When I see a tweet starting with (insert name) Obama/Scott/Nelson/Trump/Hillary is an idiot/moron/jackass, I scroll past it pretty quickly.
With internet trolling at an all-time high — hate, criticism, name-calling — you might as well just skip it.
So many voices cry out to be heard online, and we need some rules of engagement to navigate the cyber-mess out there.
From my experience, ignoring those types of messages and unfollowing repeat offenders is a plus. But that’s not to say there are not a few interesting dialogues out there.
Who can forget Peter Schorsch versus Ice T?
Ice’s minions flipped out because Peter disagreed with the Iceman on his approach to holiday gift giving. I too disagree with Mr. T about his “rule.”
It’s all on Twitter if you’d like to check it out.
For those unfamiliar, it started with three simple words: “Delete your account.”
What Peter DID NOT say was “you’re an idiot.”
This is a splendid example of standing up to a digital Grinch, aka Ice T.
Gary has a troll countermeasure — ranking him as a master.
Yordon was recently confronted by a ranter via Facebook, which I captured in full for your convenience.
It’s a bit long but provides such a solid dialogue, ending on a nice note. I thought it’s worth a share.
This conversation began over a field sign vandalized by someone, who put a bumper sticker on it, which Gary shared.
I hope you enjoyed that; I certainly did.
Kudos for both parties remaining civil and (to LeRoy’s credit) it remained a PG-rated rant — no direct name-calling.
In contrast, consider the feedback I received from a recent column provided below.
I wrote an opinion column in which a reader didn’t agree with my thoughts. They preceded to call me an idiot.
Isn’t this what you are taught not to do on Day One of kindergarten? (Maybe it was Day Two … followed by drawing seagulls with the letter M and covering my hands in Elmer’s Glue — good times at First Presbyterian.)
One simple rule: If you don’t agree with someone, don’t call them names.

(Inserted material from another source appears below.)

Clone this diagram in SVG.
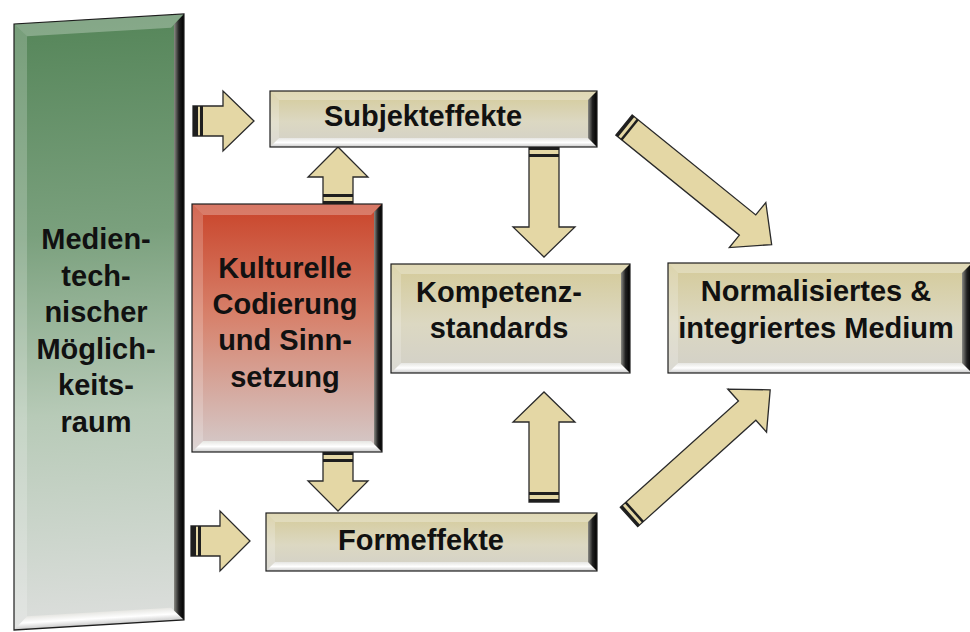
<svg xmlns="http://www.w3.org/2000/svg" width="970" height="632" viewBox="0 0 970 632">
<defs>
<style>
.frame{fill:none;stroke:#1e1e1e;stroke-width:1.2}
.bt{fill:#fff;opacity:.28}
.bl{fill:#fff;opacity:.2}
.bb{fill:url(#gBot)}
.br{fill:url(#gRight)}
.arrow{fill:#e4d7a5;stroke:#2a2a2a;stroke-width:1.3;stroke-linejoin:miter}
.band{fill:#1e1e1e}
text{font-family:"Liberation Sans",Arial,sans-serif;font-weight:bold;font-size:29px;fill:#111;text-anchor:middle}
</style>
<linearGradient id="gBeige" x1="0" y1="0" x2="0" y2="1">
<stop offset="0" stop-color="#d4ca98"/>
<stop offset="0.55" stop-color="#dcd8c2"/>
<stop offset="1" stop-color="#d2d0c8"/>
</linearGradient>
<linearGradient id="gGreen" x1="0" y1="0" x2="0" y2="1">
<stop offset="0" stop-color="#56865a"/>
<stop offset="0.35" stop-color="#7aa07d"/>
<stop offset="0.65" stop-color="#b7cab7"/>
<stop offset="1" stop-color="#dcdedc"/>
</linearGradient>
<linearGradient id="gRed" x1="0" y1="0" x2="0" y2="1">
<stop offset="0" stop-color="#c9442a"/>
<stop offset="0.45" stop-color="#d7816b"/>
<stop offset="1" stop-color="#d4cbcb"/>
</linearGradient>
<linearGradient id="gBot" x1="0" y1="0" x2="0" y2="1">
<stop offset="0" stop-color="#e6e6e2"/>
<stop offset="0.5" stop-color="#ffffff"/>
<stop offset="1" stop-color="#c8c8c8"/>
</linearGradient>
<linearGradient id="gRight" x1="0" y1="0" x2="1" y2="0">
<stop offset="0" stop-color="#8a8a84"/>
<stop offset="0.5" stop-color="#202020"/>
<stop offset="1" stop-color="#000"/>
</linearGradient>
</defs>

<g id="connectors">
<g id="a-medien-subjekt" transform="translate(193,121)">
<path class="arrow" d="M0,-15 H30 V-30 L61,0 L30,30 V15 H0 Z"/>
<rect class="band" x="0" y="-15" width="5" height="30"/><rect class="band" x="7" y="-15" width="3" height="30"/>
</g>
<g id="a-medien-form" transform="translate(191,541)">
<path class="arrow" d="M0,-15 H29 V-30 L59,0 L29,30 V15 H0 Z"/>
<rect class="band" x="0" y="-15" width="5" height="30"/><rect class="band" x="7" y="-15" width="3" height="30"/>
</g>
<g id="a-kultur-subjekt" transform="translate(338,204) rotate(-90)">
<path class="arrow" d="M0,-15 H27 V-30 L57,0 L27,30 V15 H0 Z"/>
<rect class="band" x="0" y="-15" width="3" height="30"/><rect class="band" x="7" y="-15" width="3" height="30"/>
</g>
<g id="a-kultur-form" transform="translate(338,452) rotate(90)">
<path class="arrow" d="M0,-15 H29 V-30 L59,0 L29,30 V15 H0 Z"/>
<rect class="band" x="0" y="-15" width="3" height="30"/><rect class="band" x="7" y="-15" width="3" height="30"/>
</g>
<g id="a-subjekt-kompetenz" transform="translate(544,147) rotate(90)">
<path class="arrow" d="M0,-15 H80 V-31 L110,0 L80,31 V15 H0 Z"/>
<rect class="band" x="0" y="-15" width="3" height="30"/><rect class="band" x="7" y="-15" width="3" height="30"/>
</g>
<g id="a-form-kompetenz" transform="translate(544,502) rotate(-90)">
<path class="arrow" d="M0,-15 H80 V-31 L110,0 L80,31 V15 H0 Z"/>
<rect class="band" x="0" y="-15" width="3" height="30"/><rect class="band" x="7" y="-15" width="3" height="30"/>
</g>
<g id="a-subjekt-medium" transform="translate(624,125) rotate(39)">
<path class="arrow" d="M0,-13 H159 V-29 L190,0 L159,29 V13 H0 Z"/>
<rect class="band" x="0" y="-13" width="3" height="26" fill="#444"/><rect class="band" x="6" y="-13" width="2.5" height="26"/>
</g>
<g id="a-form-medium" transform="translate(629,517) rotate(-42)">
<path class="arrow" d="M0,-13 H159 V-29 L190,0 L159,29 V13 H0 Z"/>
<rect class="band" x="0" y="-13" width="3" height="26"/><rect class="band" x="6" y="-13" width="2.5" height="26"/>
</g>
</g>

<g id="medien">
<g transform="translate(14,24) skewY(-3.4)">
<rect x="0" y="0" width="170" height="606" fill="url(#gGreen)"/>
<polygon class="bt" points="0,0 170,0 157,13 13,13"/>
<polygon class="bl" points="0,0 13,13 13,593 0,606"/>
<polygon class="bb" points="0,606 13,593 157,593 170,606"/>
<polygon class="br" points="170,0 170,606 160,596 160,10"/>
<rect class="frame" x="0" y="0" width="170" height="606"/>
</g>
<text x="96" y="249">Medien-</text>
<text x="96" y="286">tech-</text>
<text x="96" y="322">nischer</text>
<text x="96" y="359">Möglich-</text>
<text x="96" y="395">keits-</text>
<text x="96" y="432">raum</text>
</g>

<g id="kultur">
<rect x="192" y="204" width="190" height="248" fill="url(#gRed)"/>
<polygon class="bt" points="192,204 382,204 371,215 203,215"/>
<polygon class="bl" points="192,204 203,215 203,441 192,452"/>
<polygon class="bb" points="192,452 203,441 371,441 382,452"/>
<polygon class="br" points="382,204 382,452 374,444 374,212"/>
<rect class="frame" x="192" y="204" width="190" height="248"/>
<text x="285" y="278">Kulturelle</text>
<text x="285" y="314">Codierung</text>
<text x="285" y="350">und Sinn-</text>
<text x="285" y="387">setzung</text>
</g>

<g id="subjekt">
<rect x="270" y="91" width="327" height="56" fill="url(#gBeige)"/>
<polygon class="bt" points="270,91 597,91 588,100 279,100"/>
<polygon class="bl" points="270,91 279,100 279,138 270,147"/>
<polygon class="bb" points="270,147 279,138 588,138 597,147"/>
<polygon class="br" points="597,91 597,147 588,138 588,100"/>
<rect class="frame" x="270" y="91" width="327" height="56"/>
<text x="423" y="126">Subjekteffekte</text>
</g>

<g id="kompetenz">
<rect x="391" y="264" width="239" height="109" fill="url(#gBeige)"/>
<polygon class="bt" points="391,264 630,264 620,274 401,274"/>
<polygon class="bl" points="391,264 401,274 401,363 391,373"/>
<polygon class="bb" points="391,373 401,363 620,363 630,373"/>
<polygon class="br" points="630,264 630,373 621,364 621,273"/>
<rect class="frame" x="391" y="264" width="239" height="109"/>
<text x="499" y="302">Kompetenz-</text>
<text x="499" y="338">standards</text>
</g>

<g id="medium">
<rect x="668" y="263" width="304" height="110" fill="url(#gBeige)"/>
<polygon class="bt" points="668,263 972,263 962,273 678,273"/>
<polygon class="bl" points="668,263 678,273 678,363 668,373"/>
<polygon class="bb" points="668,373 678,363 962,363 972,373"/>
<polygon class="br" points="972,263 972,373 962,363 962,273"/>
<rect class="frame" x="668" y="263" width="304" height="110"/>
<text x="816" y="301">Normalisiertes &amp;</text>
<text x="816" y="338">integriertes Medium</text>
</g>

<g id="form">
<rect x="266" y="513" width="331" height="58" fill="url(#gBeige)"/>
<polygon class="bt" points="266,513 597,513 588,522 275,522"/>
<polygon class="bl" points="266,513 275,522 275,562 266,571"/>
<polygon class="bb" points="266,571 275,562 588,562 597,571"/>
<polygon class="br" points="597,513 597,571 588,562 588,522"/>
<rect class="frame" x="266" y="513" width="331" height="58"/>
<text x="421" y="550">Formeffekte</text>
</g>
</svg>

Returning to the story, I was also called a “fear monger,” “fake news reporter,” and they even got in the poop emoji. (I do like that GIF, though. Well done.)
I guess he (or she) felt the need to lash out at a stranger just … because?
Yes, I can handle criticism, but name-calling is bullying pure and simple. Would this unknown person bang on my office door and call me a “fear-mongering idiot” to my face?
Maybe, but unlikely.
If your cyber-manners don’t remotely mirror your real-life manners, you are doing it wrong.
This brings me to today’s message one of understanding (a little hokey, right?)
There will always be two sides (or more) to every issue. No matter how one might critique, judge, provide feedback etc., it will be absorbed by the masses and you will be classified accordingly.
Isn’t there enough anger in the world? Wouldn’t a nice dialogue — and presenting the facts — be preferable to a name-calling contest?
Online debate and name-calling can escalate quickly; if you see actual hate/stalking on the web, report it to the platform on which it occurs.
As for threats to celebrities, politicians and all of us — it needs documentation. Lawmakers recognize this as a legitimate issue and have put in place cyberbullying laws.
However, most cyberbullying measures (for now) apply only to children and students. Perhaps our government assumes adults will behave … like adults. (Go figure.)
Nevertheless, we will probably see more legislation as name-calling, stalking and general bad behavior continues and grows.
Future trolls take note; none of the above examples break the law — Ice T’s followers are not going to be reading SUNBURN, and Gary and LeRoy are probably playing in the park right now.
And the comments to my opinion piece? That’s just tacky (and anonymous, too). It’s funny how people are quick to insult someone when their real name is not in use.
Maybe one day, social media will enact a “Troll Toll?”
Is that what Danny DeVito sang about in “It’s Always Sunny in Philadelphia?”
This concludes my positive rant against ranting. Thanks for reading.
I hope all of you have an awesome, prosperous and healthy 2019.